- Sur Bon Location within Iran
- Coordinates: 36°41′48″N 53°09′39″E﻿ / ﻿36.69667°N 53.16083°E
- Country: Iran
- Province: Mazandaran
- County: Miandorud
- District: Goharbaran
- Rural District: Goharbaran-e Jonubi

Population (2016)
- • Total: 518
- Time zone: UTC+3:30 (IRST)

= Sur Bon, Miandorud =

Village in Mazandaran province, Iran

Sur Bon (سوربن) (Note: Also romanized as Sūr Bon) is a village in Goharbaran-e Jonubi Rural District of Goharbaran District in Miandorud County, Mazandaran province, Iran.

==Demographics==
===Population===
At the time of the 2006 National Census, the village's population was 670 in 191 households, when it was in Miandorud-e Bozorg Rural District of the former Miandorud District in Sari County.

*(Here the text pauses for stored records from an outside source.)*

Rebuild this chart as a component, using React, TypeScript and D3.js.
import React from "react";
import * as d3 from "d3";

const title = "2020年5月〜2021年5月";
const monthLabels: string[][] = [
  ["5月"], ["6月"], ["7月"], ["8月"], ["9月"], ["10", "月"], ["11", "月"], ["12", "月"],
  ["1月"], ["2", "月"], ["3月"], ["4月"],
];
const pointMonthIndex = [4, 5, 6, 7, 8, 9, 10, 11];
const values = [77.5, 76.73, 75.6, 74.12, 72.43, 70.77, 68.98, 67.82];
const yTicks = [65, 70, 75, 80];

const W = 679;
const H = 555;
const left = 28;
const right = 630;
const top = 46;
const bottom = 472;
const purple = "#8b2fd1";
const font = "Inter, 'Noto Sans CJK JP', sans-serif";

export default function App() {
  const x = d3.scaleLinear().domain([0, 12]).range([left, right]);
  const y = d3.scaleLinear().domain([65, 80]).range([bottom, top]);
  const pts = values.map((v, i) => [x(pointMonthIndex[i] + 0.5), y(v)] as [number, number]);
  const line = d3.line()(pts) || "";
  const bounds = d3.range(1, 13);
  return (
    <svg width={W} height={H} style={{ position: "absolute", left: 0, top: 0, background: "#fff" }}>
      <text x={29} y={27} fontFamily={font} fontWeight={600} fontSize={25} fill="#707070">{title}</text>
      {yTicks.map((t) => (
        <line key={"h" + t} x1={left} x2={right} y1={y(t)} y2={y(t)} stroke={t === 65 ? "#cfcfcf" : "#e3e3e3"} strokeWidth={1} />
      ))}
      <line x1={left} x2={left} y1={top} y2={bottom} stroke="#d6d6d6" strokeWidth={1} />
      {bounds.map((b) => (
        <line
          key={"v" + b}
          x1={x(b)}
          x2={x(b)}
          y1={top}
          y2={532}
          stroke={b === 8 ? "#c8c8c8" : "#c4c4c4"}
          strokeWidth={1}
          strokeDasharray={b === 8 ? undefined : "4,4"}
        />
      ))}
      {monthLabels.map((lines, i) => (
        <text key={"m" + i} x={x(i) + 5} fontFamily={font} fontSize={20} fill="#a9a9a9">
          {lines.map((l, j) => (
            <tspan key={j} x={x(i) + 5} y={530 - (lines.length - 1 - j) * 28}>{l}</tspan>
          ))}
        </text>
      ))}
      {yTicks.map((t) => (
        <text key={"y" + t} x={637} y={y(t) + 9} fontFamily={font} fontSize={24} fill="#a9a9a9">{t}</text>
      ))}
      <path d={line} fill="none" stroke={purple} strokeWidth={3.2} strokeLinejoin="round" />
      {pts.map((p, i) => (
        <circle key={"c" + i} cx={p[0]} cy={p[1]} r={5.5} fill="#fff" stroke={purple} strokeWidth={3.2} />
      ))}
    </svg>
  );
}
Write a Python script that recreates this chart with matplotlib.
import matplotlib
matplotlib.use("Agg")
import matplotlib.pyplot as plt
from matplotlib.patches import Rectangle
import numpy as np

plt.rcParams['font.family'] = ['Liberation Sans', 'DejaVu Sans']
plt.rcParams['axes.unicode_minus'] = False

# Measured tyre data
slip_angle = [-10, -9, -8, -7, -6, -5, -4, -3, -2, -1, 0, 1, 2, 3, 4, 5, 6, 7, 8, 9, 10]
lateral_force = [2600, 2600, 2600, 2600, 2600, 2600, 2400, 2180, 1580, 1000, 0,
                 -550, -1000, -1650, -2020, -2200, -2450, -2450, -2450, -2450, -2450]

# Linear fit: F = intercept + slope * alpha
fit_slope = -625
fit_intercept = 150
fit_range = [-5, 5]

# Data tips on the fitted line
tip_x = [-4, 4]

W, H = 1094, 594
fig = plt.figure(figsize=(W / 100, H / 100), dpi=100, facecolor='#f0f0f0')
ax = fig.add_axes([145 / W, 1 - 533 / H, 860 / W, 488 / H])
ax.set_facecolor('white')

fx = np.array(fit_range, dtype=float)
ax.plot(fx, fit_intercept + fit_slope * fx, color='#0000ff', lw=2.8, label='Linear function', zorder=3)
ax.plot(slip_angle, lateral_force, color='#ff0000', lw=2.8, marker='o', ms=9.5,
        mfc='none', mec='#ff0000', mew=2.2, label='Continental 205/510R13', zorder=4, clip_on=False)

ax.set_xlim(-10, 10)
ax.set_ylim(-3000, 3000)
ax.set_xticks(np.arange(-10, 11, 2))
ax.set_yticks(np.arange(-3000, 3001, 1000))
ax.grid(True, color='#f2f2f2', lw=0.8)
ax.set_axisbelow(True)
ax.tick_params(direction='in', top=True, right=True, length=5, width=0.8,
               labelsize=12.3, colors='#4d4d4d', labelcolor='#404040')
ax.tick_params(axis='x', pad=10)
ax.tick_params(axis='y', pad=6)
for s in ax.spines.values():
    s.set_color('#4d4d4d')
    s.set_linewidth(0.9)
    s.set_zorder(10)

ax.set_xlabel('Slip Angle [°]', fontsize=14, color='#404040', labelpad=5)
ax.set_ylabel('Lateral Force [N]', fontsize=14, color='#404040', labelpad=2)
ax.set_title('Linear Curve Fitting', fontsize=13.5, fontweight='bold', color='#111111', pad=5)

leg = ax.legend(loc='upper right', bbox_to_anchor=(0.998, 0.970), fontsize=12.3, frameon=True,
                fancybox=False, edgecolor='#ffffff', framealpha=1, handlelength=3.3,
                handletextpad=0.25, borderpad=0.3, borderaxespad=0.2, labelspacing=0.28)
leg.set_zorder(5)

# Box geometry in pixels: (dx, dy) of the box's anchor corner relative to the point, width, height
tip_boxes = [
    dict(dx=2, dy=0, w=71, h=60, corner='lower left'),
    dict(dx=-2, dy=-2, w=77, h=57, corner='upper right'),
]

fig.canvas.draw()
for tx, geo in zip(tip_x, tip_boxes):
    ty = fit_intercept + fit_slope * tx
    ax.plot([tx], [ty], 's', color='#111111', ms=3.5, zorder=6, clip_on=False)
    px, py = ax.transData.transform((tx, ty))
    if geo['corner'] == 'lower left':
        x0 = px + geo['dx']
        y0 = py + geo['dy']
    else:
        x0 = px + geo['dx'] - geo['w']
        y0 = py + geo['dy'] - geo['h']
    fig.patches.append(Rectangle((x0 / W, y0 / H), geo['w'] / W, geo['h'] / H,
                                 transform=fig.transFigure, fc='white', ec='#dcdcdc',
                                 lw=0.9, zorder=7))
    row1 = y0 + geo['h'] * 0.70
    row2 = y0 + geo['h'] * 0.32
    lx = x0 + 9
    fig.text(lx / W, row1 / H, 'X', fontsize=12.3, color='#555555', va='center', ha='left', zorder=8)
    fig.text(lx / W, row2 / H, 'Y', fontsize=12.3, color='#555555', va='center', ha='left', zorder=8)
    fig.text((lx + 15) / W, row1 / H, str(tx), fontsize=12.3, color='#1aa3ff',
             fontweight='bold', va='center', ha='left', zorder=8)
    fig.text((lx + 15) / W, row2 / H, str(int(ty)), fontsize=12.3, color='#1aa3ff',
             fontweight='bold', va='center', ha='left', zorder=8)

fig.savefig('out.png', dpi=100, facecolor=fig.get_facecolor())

The following census in 2011 counted 570 people in 169 households, by which time the district had been separated from the county in the establishment of Miandorud County. The rural district was transferred to the new Central District, and Sur Bon was transferred to Goharbaran-e Jonubi Rural District created in the new Goharbaran District. The 2016 census measured the population of the village as 518 people in 174 households.